Sunday, September 26, 2010

Don't repeat yourself, even across platforms

It's well known that duplication (not even mentioning triplication, quadruplication , etc.) is bad for maintainability (hence the DRY principle). I have not seen much talk around DRY with regards to multiple platforms/programming languages, so this post is my attempt to distill my thoughts and to learn about the pros/cons of applying this principle across languages/platforms.

Why would you use multiple platforms, or do a polyglot project?

Without the goal of enumerating all possible reasons, some case are:
  • Web applications need the same input sanity validation performed both client side for usability (JavaScript) and server side (whatever technology you use) for security. The same argument can be made for any N-tier application for DTOs.
  • For a portfolio of applications in the same domain, there is a need for consistency - e.g.: reference data catalog for input fields (you want to use the same terminology across the applications)
  • There can be similar logic applicable to different platforms - e.g.: some static code analysis is the same across platforms, whether or not we talk about Java or C# code, and it'd be nice to have just a single implementation.

Some approaches

Meta data driven libraries- the canonical data source is stored in some kind of a database, which contains a cross-platform implementation of the logic (e.g.: validation logic saved as regular expressions) and you have a minimal implementation in each language that is generic and data driven. There is minimal amount of code that your need to depend on in your application, which makes it a stable dependency (note I'm not talking about the code stored in the database, just the API you program against). However, the actual validation logic becomes black box from the testing perspective, and any of these metadata severely limits what you can do with it, and extension points are much harder to find - e.g.: should you want to restrict your application to only accept a certain range of zip code, how do you build that into a regexp based data driven validation framework? It certainly is possible, but hard, and in many cases expanding the framework increases complexity with significantly, and the data dictionary becomes somewhat hard to maintain.

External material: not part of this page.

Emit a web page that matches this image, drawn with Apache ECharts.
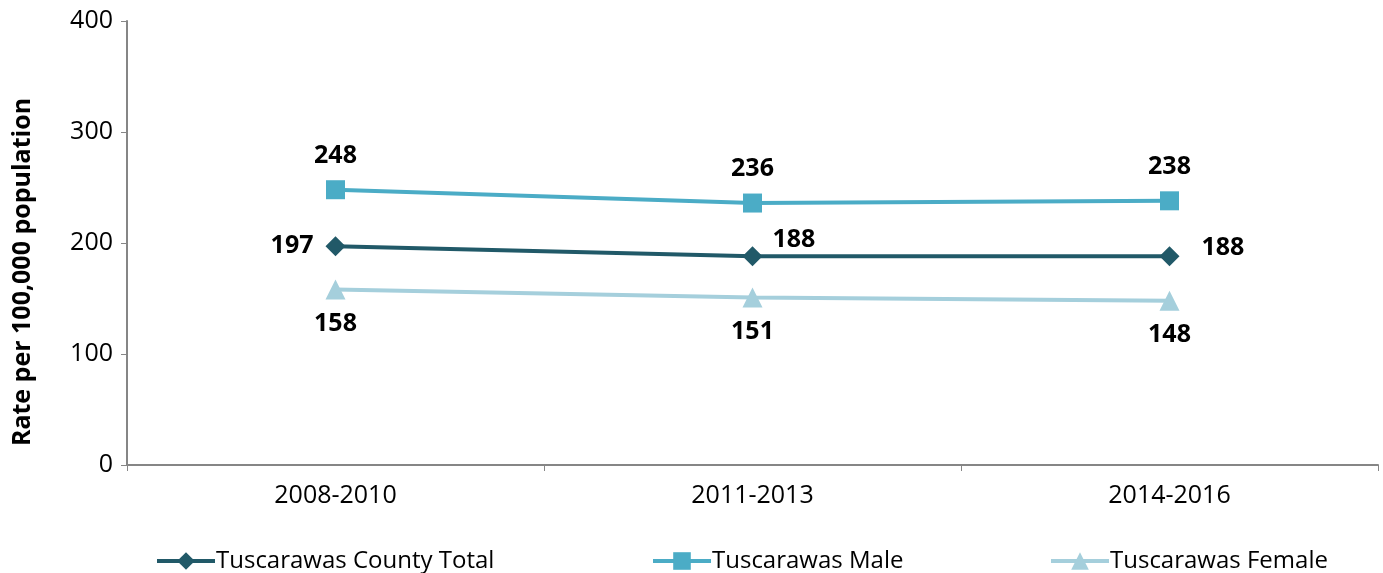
<!DOCTYPE html>
<html><head><meta charset="utf-8">
<script src="https://cdn.jsdelivr.net/npm/echarts@6/dist/echarts.min.js"></script>
<style>html,body{margin:0;padding:0;background:#fff}#c{width:1383px;height:573px}</style>
</head><body><div id="c"></div>
<script>
const categories = ['2008-2010', '2011-2013', '2014-2016'];
const totalValues = [197, 188, 188];
const maleValues = [248, 236, 238];
const femaleValues = [158, 151, 148];
const seriesNames = ['Tuscarawas County Total', 'Tuscarawas Male', 'Tuscarawas Female'];

const FONT = '"Open Sans", "Noto Sans", sans-serif';
const lbl = {show: true, fontFamily: FONT, fontWeight: 'bold', fontSize: 25, color: '#000'};
const chart = echarts.init(document.getElementById('c'));
const totalData = totalValues.map((v, i) => {
  const pos = [{position: 'left', distance: 12, offset: [0, 0]}, {position: 'right', distance: 10, offset: [0, -16]}, {position: 'right', distance: 22, offset: [0, -8]}][i];
  return {value: v, label: Object.assign({}, lbl, pos)};
});
chart.setOption({
  animation: false,
  grid: {left: 127, right: 5, top: 21, bottom: 108},
  legend: [0, 1, 2].map(i => ({
    data: [seriesNames[i]],
    left: [150, 646, 1044][i], top: 544,
    itemWidth: 58, itemHeight: 22, itemGap: 0,
    lineStyle: {width: 4},
    textStyle: {fontFamily: FONT, fontSize: 24, color: '#000', padding: [0, 0, 0, -4]}
  })),
  xAxis: {
    type: 'category', data: categories, boundaryGap: true,
    axisLine: {lineStyle: {color: '#868686', width: 2}},
    axisTick: {show: true, length: 6, lineStyle: {color: '#868686', width: 1}},
    axisLabel: {fontFamily: FONT, fontSize: 25, color: '#000', margin: 18}
  },
  yAxis: {
    type: 'value', min: 0, max: 400, interval: 100,
    name: 'Rate per 100,000 population', nameLocation: 'middle', nameGap: 92,
    nameTextStyle: {fontFamily: FONT, fontSize: 25, fontWeight: 'bold', color: '#000', padding: [0, 58, 0, 0]},
    axisLine: {show: true, lineStyle: {color: '#868686', width: 2}},
    axisTick: {show: true, length: 6, lineStyle: {color: '#868686', width: 1}},
    splitLine: {show: false},
    axisLabel: {fontFamily: FONT, fontSize: 25, color: '#000', margin: 14}
  },
  series: [
    {name: seriesNames[0], type: 'line', data: totalData, symbol: 'diamond', symbolSize: 20,
     itemStyle: {color: '#215968'}, lineStyle: {color: '#215968', width: 4}},
    {name: seriesNames[1], type: 'line', data: maleValues, symbol: 'rect', symbolSize: 19,
     itemStyle: {color: '#4bacc6'}, lineStyle: {color: '#4bacc6', width: 4},
     label: Object.assign({}, lbl, {position: 'top', distance: 12})},
    {name: seriesNames[2], type: 'line', data: femaleValues, symbol: 'triangle', symbolSize: 20,
     itemStyle: {color: '#a5cfdc'}, lineStyle: {color: '#a5cfdc', width: 4},
     label: Object.assign({}, lbl, {position: 'bottom', distance: 12})}
  ]
});
</script></body></html>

Plain Old X Objects* appeal more to me. They are easily debuggable, can be used in isolation and offline development. They can be much richer (you can have all the errors encountered reported back to the user rather than a pass/fail), more readable (though certainly you can write readable regular expressions), and should you want to enhance/override the default behavior in special cases, you can easily override them. The problem of course is to make the same logic available on multiple platforms, in a unified fashion.

If the technology stack allows it, pick a language that runs on all parts of the stack (e.g.: Ruby/Python/JavaScript are all available as standalone and for the CLR/JVM.) The integration tests are fairly easy, just run the same tests with the different platforms.

If there is no suitable bridge for the stack, code generation is one option, which is almost the same concept as the metadata driven simple framework above, just taking out the datastore and generating classes for each of the rules to enable offline usage, debugging, etc. This has the additional cost of creating and evolving the code generator tool in addition.

Testing

Irregardless of the path chosen, the shared logic must be tested and documented on all platforms, which might be hard to do. Acceptance testing tools (fitnesse, concordion, etc.) can help, or for the data driven tests (e.g.: for validation, input string, should be valid, expected error message) a simple testrunner can be created for each of the platforms.

(Potential) Problems

  • Diversity vs. monoculture. The library becomes a single point of failure, and any bug has far reaching consequences. On the other hand, the reverse is true: any problem has to be fixed only once, and the benefits can be reaped by all that use the library. However, there might be fewer people looking at the shared domain for corner cases...
  • Shared dependency overhead - shared libraries can slow down development both for the clients of the library and the library itself. Processes for integration must be in place, etc. Gojko Adzic has a great post on shared library usage.
  • False sense of security - users of the library might assume that's all they need to do and not think through every problem so carefully. E.g.: DTO validation library might be confused with entity/business rules validation
  • Ayende has recently written a post about Maintainability, Code Size & Code Complexity that is (slightly) relevant to this discussion ("The problem with the smaller and more complex code base is that the complexity tends to explode very quickly."). In my reading the points are more applicable for the data-driven (or from there code generated) approach, where that smart framework becomes overly complex and fragile. Note he talks about a single application, and it's known that when dealing with a portfolio (NHProf, EFProf, etc.), he chose to use a single base infrastructure.

Have you done something similar in practice? What are your thoughts and experiences? Or have you been thinking about this very same topic? What have I missed? What have I misunderstood? Let me know!